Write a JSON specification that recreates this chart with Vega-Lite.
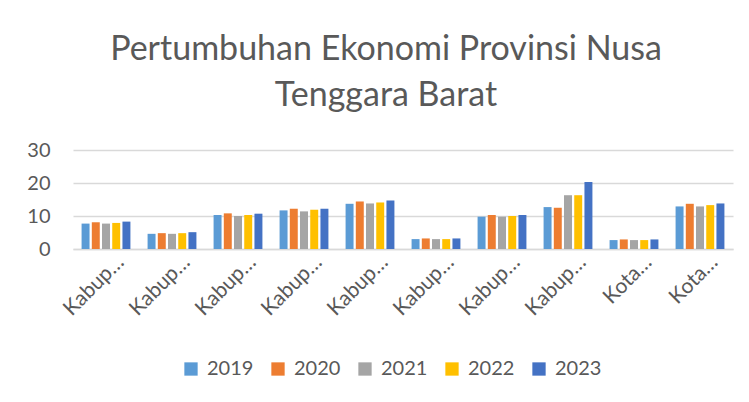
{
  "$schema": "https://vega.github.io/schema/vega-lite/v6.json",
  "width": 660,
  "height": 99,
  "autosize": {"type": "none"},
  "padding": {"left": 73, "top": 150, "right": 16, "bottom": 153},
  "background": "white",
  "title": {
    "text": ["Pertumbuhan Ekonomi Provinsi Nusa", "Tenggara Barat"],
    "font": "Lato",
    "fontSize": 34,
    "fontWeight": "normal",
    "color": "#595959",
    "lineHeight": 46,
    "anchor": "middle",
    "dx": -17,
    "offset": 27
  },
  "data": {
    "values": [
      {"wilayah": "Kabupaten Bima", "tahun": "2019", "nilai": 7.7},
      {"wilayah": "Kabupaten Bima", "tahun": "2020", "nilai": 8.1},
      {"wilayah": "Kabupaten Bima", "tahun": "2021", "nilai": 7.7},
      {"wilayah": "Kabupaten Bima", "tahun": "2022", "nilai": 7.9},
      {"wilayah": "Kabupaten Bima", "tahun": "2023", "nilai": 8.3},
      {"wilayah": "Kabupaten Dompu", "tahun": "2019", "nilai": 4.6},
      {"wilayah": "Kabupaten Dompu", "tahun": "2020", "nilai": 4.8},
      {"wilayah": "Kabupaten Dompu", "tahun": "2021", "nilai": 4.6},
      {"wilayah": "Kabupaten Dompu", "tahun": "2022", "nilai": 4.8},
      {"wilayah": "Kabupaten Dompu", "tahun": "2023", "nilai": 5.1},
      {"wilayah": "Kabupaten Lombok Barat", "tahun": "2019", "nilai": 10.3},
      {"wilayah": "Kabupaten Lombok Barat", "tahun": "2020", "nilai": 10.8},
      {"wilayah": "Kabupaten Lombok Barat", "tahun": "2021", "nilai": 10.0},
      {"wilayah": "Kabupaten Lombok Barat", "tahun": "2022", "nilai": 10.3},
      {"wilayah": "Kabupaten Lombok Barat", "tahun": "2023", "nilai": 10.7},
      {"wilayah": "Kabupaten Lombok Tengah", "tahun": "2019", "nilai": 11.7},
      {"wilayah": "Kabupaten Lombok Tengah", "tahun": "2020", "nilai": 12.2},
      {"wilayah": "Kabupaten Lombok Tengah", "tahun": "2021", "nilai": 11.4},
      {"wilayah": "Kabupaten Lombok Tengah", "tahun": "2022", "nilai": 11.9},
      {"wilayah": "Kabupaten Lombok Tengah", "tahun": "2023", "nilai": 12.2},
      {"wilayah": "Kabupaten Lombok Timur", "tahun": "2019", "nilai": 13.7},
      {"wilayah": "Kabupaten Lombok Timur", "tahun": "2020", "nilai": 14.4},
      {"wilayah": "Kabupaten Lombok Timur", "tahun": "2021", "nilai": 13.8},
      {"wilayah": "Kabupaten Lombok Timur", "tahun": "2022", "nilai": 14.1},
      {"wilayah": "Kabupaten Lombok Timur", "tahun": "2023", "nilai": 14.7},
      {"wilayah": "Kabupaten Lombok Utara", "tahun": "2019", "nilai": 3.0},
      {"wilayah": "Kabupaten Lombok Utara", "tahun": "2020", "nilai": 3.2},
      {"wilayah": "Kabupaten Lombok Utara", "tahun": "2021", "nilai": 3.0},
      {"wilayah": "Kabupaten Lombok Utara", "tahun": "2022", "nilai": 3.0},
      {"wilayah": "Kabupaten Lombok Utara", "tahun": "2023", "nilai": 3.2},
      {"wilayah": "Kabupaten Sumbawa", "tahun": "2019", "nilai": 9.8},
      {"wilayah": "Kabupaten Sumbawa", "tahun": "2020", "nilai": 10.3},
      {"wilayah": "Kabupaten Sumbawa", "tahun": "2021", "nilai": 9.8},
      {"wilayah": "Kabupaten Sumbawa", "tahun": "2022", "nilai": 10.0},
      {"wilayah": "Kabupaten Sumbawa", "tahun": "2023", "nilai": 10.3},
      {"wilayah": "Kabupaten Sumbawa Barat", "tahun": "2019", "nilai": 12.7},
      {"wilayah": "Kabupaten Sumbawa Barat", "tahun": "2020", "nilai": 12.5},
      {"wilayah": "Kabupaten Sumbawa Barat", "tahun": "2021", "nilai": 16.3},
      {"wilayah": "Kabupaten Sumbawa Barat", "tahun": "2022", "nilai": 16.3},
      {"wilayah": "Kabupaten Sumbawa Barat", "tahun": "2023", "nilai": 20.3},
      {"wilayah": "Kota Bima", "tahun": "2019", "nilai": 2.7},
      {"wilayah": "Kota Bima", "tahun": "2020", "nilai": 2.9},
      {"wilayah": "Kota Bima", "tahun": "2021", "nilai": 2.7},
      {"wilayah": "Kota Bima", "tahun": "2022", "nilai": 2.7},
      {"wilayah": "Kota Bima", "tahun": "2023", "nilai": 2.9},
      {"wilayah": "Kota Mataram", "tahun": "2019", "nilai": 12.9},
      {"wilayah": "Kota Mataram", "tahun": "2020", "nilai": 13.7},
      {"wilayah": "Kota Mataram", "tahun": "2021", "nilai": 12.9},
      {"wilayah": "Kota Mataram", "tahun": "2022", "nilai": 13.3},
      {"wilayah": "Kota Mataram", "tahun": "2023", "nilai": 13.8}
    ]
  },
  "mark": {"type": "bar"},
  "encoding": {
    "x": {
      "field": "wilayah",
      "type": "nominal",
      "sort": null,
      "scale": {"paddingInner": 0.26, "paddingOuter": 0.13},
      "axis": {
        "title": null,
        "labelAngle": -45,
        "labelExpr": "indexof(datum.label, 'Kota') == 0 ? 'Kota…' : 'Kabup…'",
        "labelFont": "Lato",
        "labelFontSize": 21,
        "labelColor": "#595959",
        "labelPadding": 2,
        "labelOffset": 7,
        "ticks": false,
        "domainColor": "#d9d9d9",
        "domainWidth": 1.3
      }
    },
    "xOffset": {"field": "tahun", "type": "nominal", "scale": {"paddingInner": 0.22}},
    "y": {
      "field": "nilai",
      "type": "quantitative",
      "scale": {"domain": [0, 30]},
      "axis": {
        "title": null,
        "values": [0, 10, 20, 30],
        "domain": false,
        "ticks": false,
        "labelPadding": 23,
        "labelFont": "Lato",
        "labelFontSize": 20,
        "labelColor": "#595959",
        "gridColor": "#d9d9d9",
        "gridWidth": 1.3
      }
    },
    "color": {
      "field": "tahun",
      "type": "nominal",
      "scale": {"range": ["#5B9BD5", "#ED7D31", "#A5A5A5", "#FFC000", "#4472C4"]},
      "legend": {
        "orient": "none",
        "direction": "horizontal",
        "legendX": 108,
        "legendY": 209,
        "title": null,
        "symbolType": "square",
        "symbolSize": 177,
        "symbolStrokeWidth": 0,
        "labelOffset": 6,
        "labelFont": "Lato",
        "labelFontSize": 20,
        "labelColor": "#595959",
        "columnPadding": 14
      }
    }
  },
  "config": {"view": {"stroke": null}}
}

^^^^^^^^

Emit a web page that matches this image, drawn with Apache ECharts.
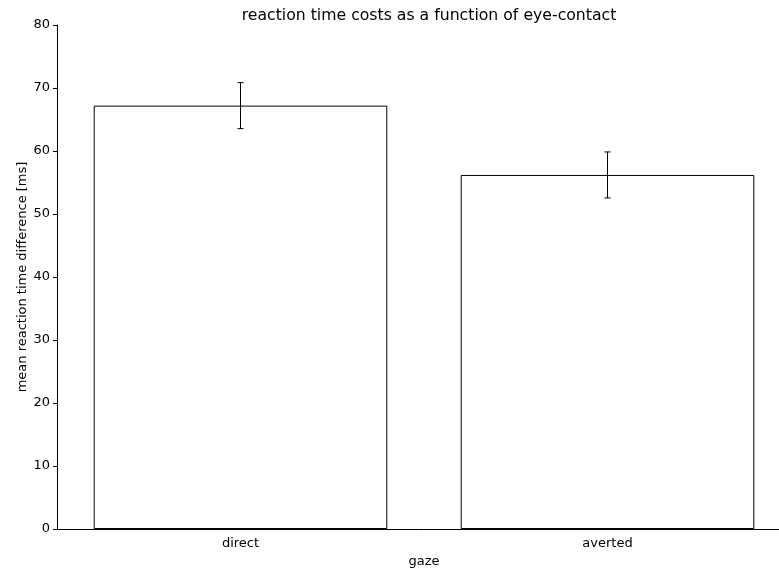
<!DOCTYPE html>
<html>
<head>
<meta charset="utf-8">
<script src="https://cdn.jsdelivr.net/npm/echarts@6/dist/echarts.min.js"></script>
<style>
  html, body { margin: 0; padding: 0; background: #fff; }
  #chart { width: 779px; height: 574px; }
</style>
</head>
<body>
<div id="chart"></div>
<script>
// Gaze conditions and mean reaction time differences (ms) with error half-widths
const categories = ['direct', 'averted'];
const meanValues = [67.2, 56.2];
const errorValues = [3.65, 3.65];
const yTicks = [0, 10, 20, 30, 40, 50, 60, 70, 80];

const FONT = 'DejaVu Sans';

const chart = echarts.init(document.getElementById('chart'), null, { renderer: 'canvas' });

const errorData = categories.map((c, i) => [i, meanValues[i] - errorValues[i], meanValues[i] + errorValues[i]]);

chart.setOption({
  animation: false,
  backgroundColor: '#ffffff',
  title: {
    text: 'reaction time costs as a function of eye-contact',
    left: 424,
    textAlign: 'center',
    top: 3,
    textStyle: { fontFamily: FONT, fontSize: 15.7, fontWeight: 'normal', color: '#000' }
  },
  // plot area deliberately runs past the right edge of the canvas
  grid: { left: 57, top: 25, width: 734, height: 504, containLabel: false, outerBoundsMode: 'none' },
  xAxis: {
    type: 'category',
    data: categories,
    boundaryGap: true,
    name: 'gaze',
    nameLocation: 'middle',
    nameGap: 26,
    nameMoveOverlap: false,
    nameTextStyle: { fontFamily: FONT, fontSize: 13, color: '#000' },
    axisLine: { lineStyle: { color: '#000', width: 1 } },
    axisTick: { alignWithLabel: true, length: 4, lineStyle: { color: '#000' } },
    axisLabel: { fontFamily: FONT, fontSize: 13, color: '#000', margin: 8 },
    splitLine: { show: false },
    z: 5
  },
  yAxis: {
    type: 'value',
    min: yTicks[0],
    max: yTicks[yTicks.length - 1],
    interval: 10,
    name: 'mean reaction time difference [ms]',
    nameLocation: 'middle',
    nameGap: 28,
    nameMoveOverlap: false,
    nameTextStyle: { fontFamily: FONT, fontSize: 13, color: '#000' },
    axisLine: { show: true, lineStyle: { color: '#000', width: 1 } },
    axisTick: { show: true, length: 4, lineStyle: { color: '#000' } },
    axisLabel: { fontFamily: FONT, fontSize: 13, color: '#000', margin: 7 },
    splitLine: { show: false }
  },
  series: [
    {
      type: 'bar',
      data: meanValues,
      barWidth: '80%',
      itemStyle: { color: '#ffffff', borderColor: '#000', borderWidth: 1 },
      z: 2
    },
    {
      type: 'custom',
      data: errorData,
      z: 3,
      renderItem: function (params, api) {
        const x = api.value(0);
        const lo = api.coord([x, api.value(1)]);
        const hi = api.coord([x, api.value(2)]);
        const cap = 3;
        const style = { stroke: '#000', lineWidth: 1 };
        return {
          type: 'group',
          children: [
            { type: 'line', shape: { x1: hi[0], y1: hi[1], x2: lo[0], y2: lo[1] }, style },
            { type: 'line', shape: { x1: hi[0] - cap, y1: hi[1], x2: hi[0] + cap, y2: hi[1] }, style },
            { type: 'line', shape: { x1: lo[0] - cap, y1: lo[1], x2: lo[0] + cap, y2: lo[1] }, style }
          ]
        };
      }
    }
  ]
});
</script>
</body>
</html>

^^^^^^^^

GIVEN EXERCISE: Leave the pictures aside and restate exactly the lines from the one containing "Emit a web page" to the one containing "const errorData = categories.map((c, i)", those two lines included.

TASK OUTPUT:
Emit a web page that matches this image, drawn with Apache ECharts.
<!DOCTYPE html>
<html>
<head>
<meta charset="utf-8">
<script src="https://cdn.jsdelivr.net/npm/echarts@6/dist/echarts.min.js"></script>
<style>
  html, body { margin: 0; padding: 0; background: #fff; }
  #chart { width: 779px; height: 574px; }
</style>
</head>
<body>
<div id="chart"></div>
<script>
// Gaze conditions and mean reaction time differences (ms) with error half-widths
const categories = ['direct', 'averted'];
const meanValues = [67.2, 56.2];
const errorValues = [3.65, 3.65];
const yTicks = [0, 10, 20, 30, 40, 50, 60, 70, 80];

const FONT = 'DejaVu Sans';

const chart = echarts.init(document.getElementById('chart'), null, { renderer: 'canvas' });

const errorData = categories.map((c, i) => [i, meanValues[i] - errorValues[i], meanValues[i] + errorValues[i]]);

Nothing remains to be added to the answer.